• **Required work**
Faithfully return all lines, omitting every embedded picture.

• **Supplied data**
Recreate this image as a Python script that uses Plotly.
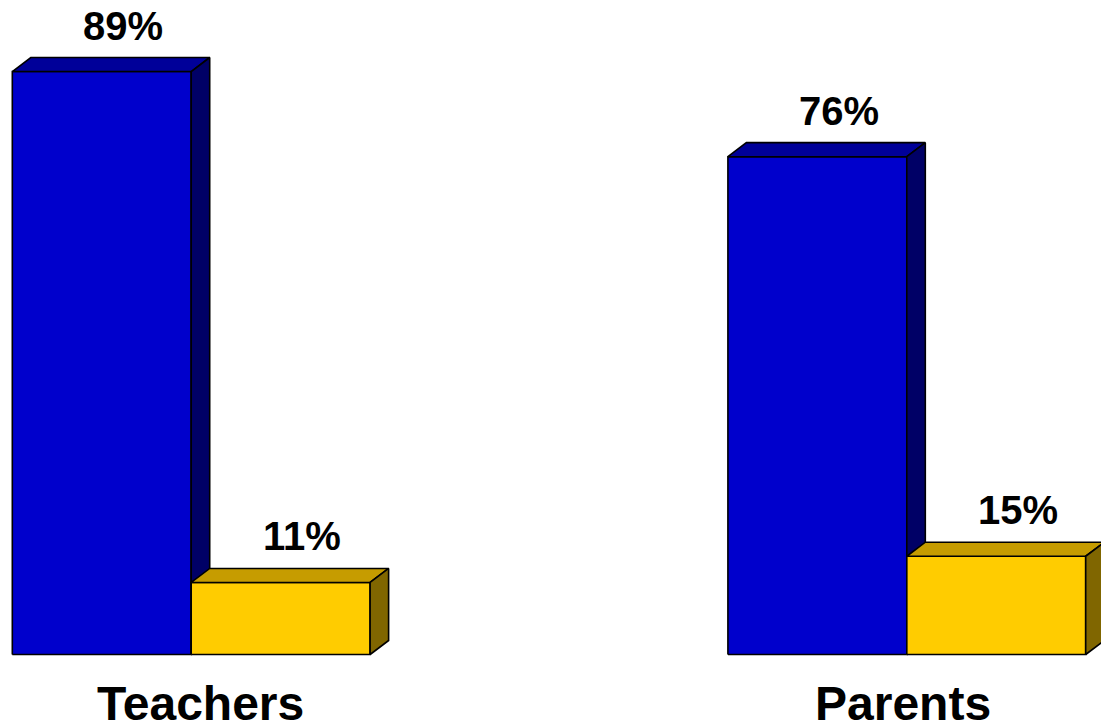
import plotly.graph_objects as go

categories = ["Teachers", "Parents"]
series_a = [89, 76]   # blue
series_b = [11, 15]   # yellow
value_labels_a = ["89%", "76%"]
value_labels_b = ["11%", "15%"]

# style constants
group_start = [0, 4]
DX = 0.1034   # depth in x units
DY = 2.14     # depth in y units
blue = dict(front="#0000CC", top="#000099", side="#000066")
yellow = dict(front="#FFCC00", top="#C69C00", side="#806600")

fig = go.Figure()


def faces(lefts, values):
    front_x, front_y, top_x, top_y, side_x, side_y = [], [], [], [], [], []
    for l, v in zip(lefts, values):
        r = l + 1
        front_x += [l, r, r, l, l, None]
        front_y += [0, 0, v, v, 0, None]
        top_x += [l, r, r + DX, l + DX, l, None]
        top_y += [v, v, v + DY, v + DY, v, None]
        side_x += [r, r + DX, r + DX, r, r, None]
        side_y += [0, DY, v + DY, v, 0, None]
    return (front_x, front_y), (top_x, top_y), (side_x, side_y)


def add_series(lefts, values, colors):
    f, t, s = faces(lefts, values)
    for (xs, ys), c in ((f, colors["front"]), (t, colors["top"]), (s, colors["side"])):
        fig.add_trace(go.Scatter(
            x=xs, y=ys, mode="lines", fill="toself", fillcolor=c,
            line=dict(color="black", width=1.6), hoverinfo="skip",
            showlegend=False))


lefts_a = [g for g in group_start]
lefts_b = [g + 1 for g in group_start]
add_series(lefts_a, series_a, blue)
add_series(lefts_b, series_b, yellow)

label_font = dict(family="Liberation Sans, Arial", size=40, color="black", weight="bold")
for l, v, t in zip(lefts_a + lefts_b, series_a + series_b, value_labels_a + value_labels_b):
    fig.add_annotation(x=l + 0.5 + DX, y=v + DY, text=t, showarrow=False,
                       yanchor="bottom", xanchor="center", yshift=8, xshift=3,
                       font=label_font)

cat_font = dict(family="Liberation Sans, Arial", size=48, color="black", weight="bold")
for g, c, xs in zip(group_start, categories, [9, -4]):
    fig.add_annotation(x=g + 1, y=0, text=c, showarrow=False, yanchor="top",
                       xanchor="center", yshift=-20, xshift=xs, font=cat_font)

fig.update_layout(
    width=1101, height=728,
    margin=dict(l=0, r=0, t=0, b=0),
    paper_bgcolor="white", plot_bgcolor="white",
    xaxis=dict(range=[-0.0688, 6.0855], visible=False, fixedrange=True),
    yaxis=dict(range=[-11.22, 99.92], visible=False, fixedrange=True),
    showlegend=False,
)

fig.write_html("out.html", config={"displayModeBar": False},
               post_script="document.body.style.margin='0';document.body.style.overflow='hidden';")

• **Exercise output**
Recreate this image as a Python script that uses Plotly.
import plotly.graph_objects as go

categories = ["Teachers", "Parents"]
series_a = [89, 76]   # blue
series_b = [11, 15]   # yellow
value_labels_a = ["89%", "76%"]
value_labels_b = ["11%", "15%"]

# style constants
group_start = [0, 4]
DX = 0.1034   # depth in x units
DY = 2.14     # depth in y units
blue = dict(front="#0000CC", top="#000099", side="#000066")
yellow = dict(front="#FFCC00", top="#C69C00", side="#806600")

fig = go.Figure()


def faces(lefts, values):
    front_x, front_y, top_x, top_y, side_x, side_y = [], [], [], [], [], []
    for l, v in zip(lefts, values):
        r = l + 1
        front_x += [l, r, r, l, l, None]
        front_y += [0, 0, v, v, 0, None]
        top_x += [l, r, r + DX, l + DX, l, None]
        top_y += [v, v, v + DY, v + DY, v, None]
        side_x += [r, r + DX, r + DX, r, r, None]
        side_y += [0, DY, v + DY, v, 0, None]
    return (front_x, front_y), (top_x, top_y), (side_x, side_y)


def add_series(lefts, values, colors):
    f, t, s = faces(lefts, values)
    for (xs, ys), c in ((f, colors["front"]), (t, colors["top"]), (s, colors["side"])):
        fig.add_trace(go.Scatter(
            x=xs, y=ys, mode="lines", fill="toself", fillcolor=c,
            line=dict(color="black", width=1.6), hoverinfo="skip",
            showlegend=False))


lefts_a = [g for g in group_start]
lefts_b = [g + 1 for g in group_start]
add_series(lefts_a, series_a, blue)
add_series(lefts_b, series_b, yellow)

label_font = dict(family="Liberation Sans, Arial", size=40, color="black", weight="bold")
for l, v, t in zip(lefts_a + lefts_b, series_a + series_b, value_labels_a + value_labels_b):
    fig.add_annotation(x=l + 0.5 + DX, y=v + DY, text=t, showarrow=False,
                       yanchor="bottom", xanchor="center", yshift=8, xshift=3,
                       font=label_font)

cat_font = dict(family="Liberation Sans, Arial", size=48, color="black", weight="bold")
for g, c, xs in zip(group_start, categories, [9, -4]):
    fig.add_annotation(x=g + 1, y=0, text=c, showarrow=False, yanchor="top",
                       xanchor="center", yshift=-20, xshift=xs, font=cat_font)

fig.update_layout(
    width=1101, height=728,
    margin=dict(l=0, r=0, t=0, b=0),
    paper_bgcolor="white", plot_bgcolor="white",
    xaxis=dict(range=[-0.0688, 6.0855], visible=False, fixedrange=True),
    yaxis=dict(range=[-11.22, 99.92], visible=False, fixedrange=True),
    showlegend=False,
)

fig.write_html("out.html", config={"displayModeBar": False},
               post_script="document.body.style.margin='0';document.body.style.overflow='hidden';")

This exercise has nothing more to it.